Recently, I deleted my Grindr app on my smartphone which means that I won’t be getting laid. I did it so I can focus on school . . . and avoid herpes for the time being. I don’t miss it that much. I got tired of hearing the same old line.

Mediocre-looking-gay-guy-on-Grindr: “Hey what’s up?”

Me: “My dick,” (as usual.)

Why do men think that’s an actual conversation starter? There are lots of things that are up: the sky, the number of ISIS recruits, Mariah Carey’s skirt, but NOT Obama’s approval rating. Come on guys. Be more specific.

I don’t think I have been more bored in my life. I get up, go to school, come home, and then I go to bed. Repeat. I currently live with my grandparents while I’m going to school, who have been so gracious to take me in, and I love them, but I get BORED after hearing the same dialogue over and over. I am not complaining, but how great it would be to hear something new from my grandmother every once in a while.

(As I walk in coming home from school.)

Grandma: “Hi, Austin. How was your day at school?”

Me: “Oh hey, Grandma. I had a ‘good’ day. How about yours?”

Grandma: “Well it was going good, but then it got INTERESTING.”

Me: “What happened?”

Grandma: “I just found out that my good friend, Sheryl, has syphilis. She’s 65. Looks like you’re never too old to be a slut after all.”

Now who wouldn’t want to hear such words of inspiration? It’s not every day that you hear your grandmother basically say that you’re never too old to kick up your heels and have fun . . . unless you start farting, then that’s when it’s time to put the lube away. I am a firm believer that with all the plastic surgery and technology in this day and age, anyone can be a slut no matter how old. It’s great! Maybe one day I’ll even get to be in a Preparation H commercial when I reach senior ho status.
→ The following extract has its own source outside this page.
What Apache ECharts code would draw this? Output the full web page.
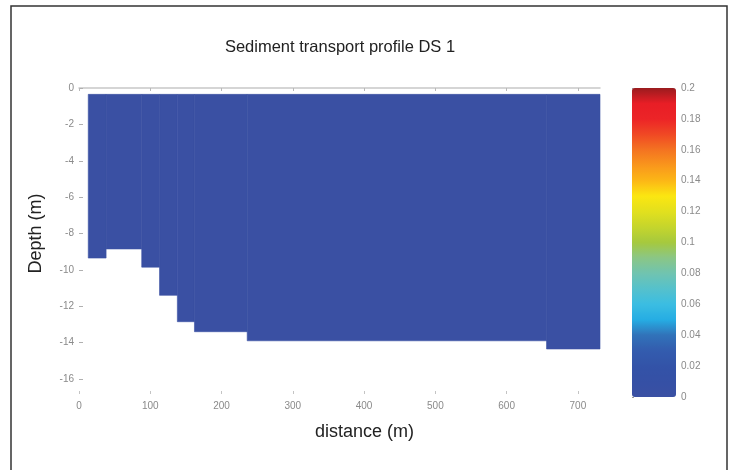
<!DOCTYPE html>
<html>
<head>
<meta charset="utf-8">
<script src="https://cdn.jsdelivr.net/npm/echarts@6/dist/echarts.min.js"></script>
<style>
  html, body { margin: 0; padding: 0; background: #fff; }
  #chart { width: 729px; height: 470px; }
</style>
</head>
<body>
<div id="chart"></div>
<script>
// Horizontal breakpoints of the stepped bed (distance, m)
const stepEdges = [13, 38, 88, 113, 138, 162, 236, 656, 731];
// Bed level between consecutive breakpoints (m)
const bedDepth = [-9.35, -8.85, -9.85, -11.4, -12.85, -13.4, -13.9, -14.35];
// Water surface level (m)
const surfaceLevel = -0.35;
// Sediment transport in each step of the section
const transport = [0, 0, 0, 0, 0, 0, 0, 0];

// Axis tick labels
const distanceTicks = [0, 100, 200, 300, 400, 500, 600, 700];
const depthTicks = [0, -2, -4, -6, -8, -10, -12, -14, -16];
const scaleTicks = [0, 0.02, 0.04, 0.06, 0.08, 0.1, 0.12, 0.14, 0.16, 0.18, 0.2];
const distanceMax = 731;

// Colour scale from 0 to 0.2, one stop per 0.01
const jetStops = [
  '#3a50a3', '#3550a5', '#3353a8', '#335cae', '#3172b9',
  '#26ade3', '#3bbde2', '#55c1cc', '#70c4b0', '#8ac686',
  '#a6c93e', '#c5d52c', '#e2e01e', '#fbe611', '#fcb716',
  '#f9961c', '#f47321', '#f04824', '#ec2427', '#e81e26', '#9a1b1e'
];

const FONT = '"Liberation Sans", Arial, Helvetica, sans-serif';
const tickLabel = { fontSize: 10, color: '#8a8a8a', fontFamily: FONT };

const cells = transport.map((v, i) => [stepEdges[i], stepEdges[i + 1], surfaceLevel, bedDepth[i], v]);

const chart = echarts.init(document.getElementById('chart'), null, { renderer: 'canvas' });

chart.setOption({
  animation: false,
  backgroundColor: '#fff',
  title: {
    text: 'Sediment transport profile DS 1',
    left: 340,
    textAlign: 'center',
    top: 39,
    padding: 0,
    textStyle: { fontSize: 16.5, fontWeight: 'normal', color: '#222', fontFamily: FONT }
  },
  graphic: [{
    type: 'rect',
    shape: { x: 11, y: 6, width: 716, height: 500 },
    style: { fill: 'none', stroke: '#333', lineWidth: 1.5 },
    silent: true
  }],
  grid: [
    { left: 79, top: 88, width: 521, height: 291, outerBoundsMode: 'none' },
    { left: 632, top: 88, width: 44, height: 309, outerBoundsMode: 'none' }
  ],
  xAxis: [
    {
      gridIndex: 0, type: 'value', position: 'bottom',
      min: 0, max: distanceMax, offset: 12,
      name: 'distance (m)', nameLocation: 'middle', nameGap: 32,
      nameTextStyle: { fontSize: 18, color: '#222', fontFamily: FONT, padding: [0, 0, 0, 50] },
      axisLine: { show: false, onZero: false },
      axisTick: { show: true, length: 3, lineStyle: { color: '#c4c4c4' }, customValues: distanceTicks },
      axisLabel: Object.assign({ margin: 10, customValues: distanceTicks }, tickLabel),
      splitLine: { show: false }
    },
    {
      gridIndex: 0, type: 'value', position: 'top',
      min: 0, max: distanceMax,
      axisLine: { show: true, onZero: false, lineStyle: { color: '#c8c8c8', width: 1.5 } },
      axisTick: { show: true, inside: true, length: 3, lineStyle: { color: '#b8b8b8' }, customValues: distanceTicks },
      axisLabel: { show: false },
      splitLine: { show: false }
    },
    {
      gridIndex: 1, type: 'value', min: 0, max: 1, show: false
    }
  ],
  yAxis: [
    {
      gridIndex: 0, type: 'value',
      min: Math.min(...depthTicks), max: Math.max(...depthTicks),
      interval: depthTicks[0] - depthTicks[1],
      name: 'Depth (m)', nameLocation: 'middle', nameGap: 34,
      nameTextStyle: { fontSize: 18, color: '#222', fontFamily: FONT },
      axisLine: { show: false },
      axisTick: { show: true, inside: true, length: 4, lineStyle: { color: '#b0b0b0' } },
      axisLabel: Object.assign({ margin: 5 }, tickLabel),
      splitLine: { show: false }
    },
    {
      gridIndex: 1, type: 'value', position: 'right',
      min: Math.min(...scaleTicks), max: Math.max(...scaleTicks),
      interval: scaleTicks[1] - scaleTicks[0],
      axisLine: { show: false },
      axisTick: { show: true, length: 2, lineStyle: { color: '#999' } },
      axisLabel: Object.assign({ margin: 5 }, tickLabel),
      splitLine: { show: false }
    }
  ],
  visualMap: {
    type: 'continuous',
    min: Math.min(...scaleTicks), max: Math.max(...scaleTicks),
    dimension: 4,
    seriesIndex: 0,
    calculable: false,
    show: true,
    left: 632, top: 88,
    padding: 0,
    itemWidth: 44, itemHeight: 309,
    text: null,
    inRange: { color: jetStops }
  },
  series: [{
    type: 'custom',
    xAxisIndex: 0, yAxisIndex: 0,
    encode: { x: [0, 1], y: [2, 3] },
    data: cells,
    renderItem: function (params, api) {
      const p0 = api.coord([api.value(0), api.value(2)]);
      const p1 = api.coord([api.value(1), api.value(3)]);
      const c = api.visual('color');
      return {
        type: 'rect',
        shape: { x: p0[0], y: p0[1], width: p1[0] - p0[0], height: p1[1] - p0[1] },
        style: { fill: c, stroke: c, lineWidth: 0.6 }
      };
    }
  }]
});
</script>
</body>
</html>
(In black and white film. I am sitting on a stool. The camera zooms in.)

“Hi. I’m Austin Hahn. I have had more men inside me than a strip club, and I’m proud to say, at 62 years old, I’m still going at it which is why I use Preparation H . . . the #1 hemorrhoid cream. It comes in handy for old whores like me!”

If Betty White is still around when I’m 70, then she better look out. With my ass in town, it’ll be so hot in Cleveland, the heat radiating from the city will give the old people in Pennsylvania hot flashes.